Lower-income areas tend to have higher crime rates, said Rohe.
This study isn't the first time that Lindblad has looked at crime and homeownership. In his paper "Sense of Community and Informal Social Control Among Lower Income Households: The Role of Homeownership and Collective Efficacy in Reducing Subjective Neighborhood Crime and Disorder," a paper that he wrote with Roberto Quercia, director of the Center for Community Capital and professor and chair of the department of city and regional planning at the University of North Carolina at Chapel Hill, which was published in April 2012 for the Society for Community Research and Action, Lindblad found that residents who lived in neighborhoods with high homeownership rates thought that their community had lower amounts of criminal activity, regardless of the area's actual crime stats.
Erica Raleigh, acting director of Data Driven Detroit, and George Galster, Clarence Hilberry professor of urban affairs at the Department of Urban Studies and Planning at Wayne State University in Detroit, also found a relationship between crime and homeownership rates in their paper "Neighborhood Disinvestment, Abandonment and Crime Dynamics," which the pair presented at the Urban Affairs Association Meeting in San Francisco in April 2013.
The researchers found that many types of crime were much lower on blocks in Detroit that had higher percentages of owner-occupants, Galster said in an email.
Jinlan Ni and Christopher Decker, professors at the University of Nebraska at Omaha, addressed the relationship between crime and homeownership more directly in their 2009 study "The Impact of Homeownership on Criminal Activity: Empirical Evidence from United States' County Level Data."
What's higher homeownership worth?
According to their study, an increase of 1 percent in homeownership led to a fall of 1.253 percent and 1.513 percent in subsequent per-capita property crime in neighborhoods in 1991 and 1992, respectively. The same percent increase in homeownership led to drops of 1.043 percent and 1.123 percent in subsequent per-capita violent crime in 1991 and 1992, respectively.

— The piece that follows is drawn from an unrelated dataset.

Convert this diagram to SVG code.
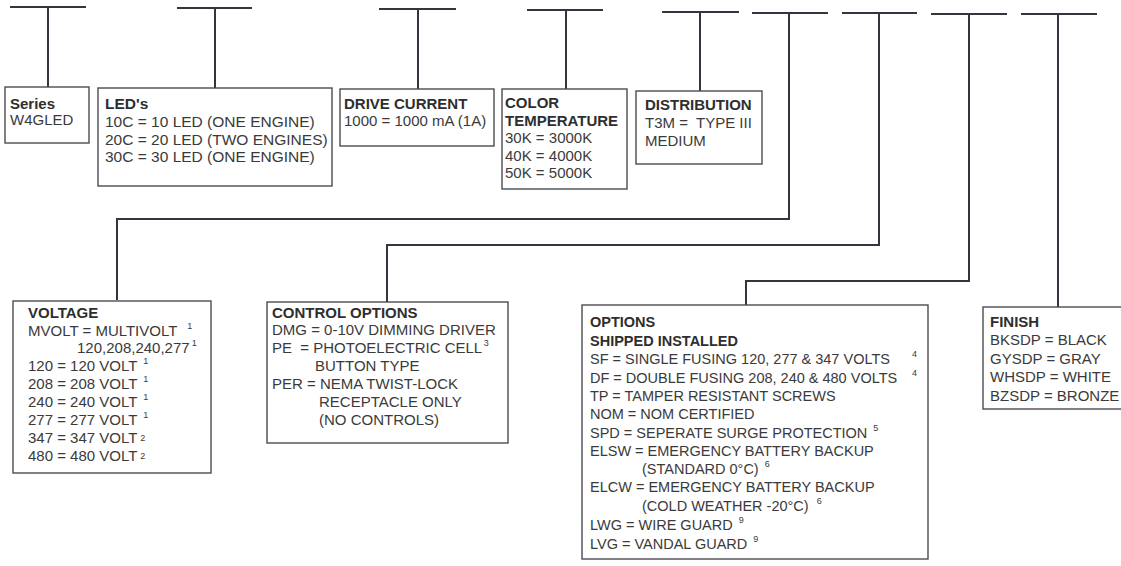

The professors determined that an increase of 1 percent in homeownership, then, will reduce the annual cost of property crimes in the United States to victims by $221.9 million. The same percent increase in homeownership will reduce the yearly cost of violent crimes in the United States to victims by $959.8 million.
"We did find a significant relationship between high homeownership rates and neighborhoods with lower crime rates," Ni says. "Homeownership gives people more stability and security."
But Ni, too, could not say whether high homeownership rates cause crime to fall or whether low crime rates naturally boost homeownership rates in a community.
Where will homeownership go from here?
In their study, Rohe and Lindblad say that they don't expect the homeownership rate to fall much lower, if at all. People still want to buy homes, and the long-term preference of a vast majority of U.S. consumers is to buy homes rather than to rent. And now that the worst of the housing crisis is over, it's safe to assume that people will continue buying homes, they wrote.
Rohe and Lindblad wrote, too, that even after the housing crisis, homeownership still has positive social benefits for a neighborhood. This holds true even after so many homeowners lost their residences to foreclosure, Lindblad said.
Neighborhoods with higher rates of homeownership still tend to have residents who are more likely to take an active role in their communities. This would indicate that high homeownership rates will still result in lower crime rates, even after the negative experiences so many homeowners had during the housing crisis, Lindblad said.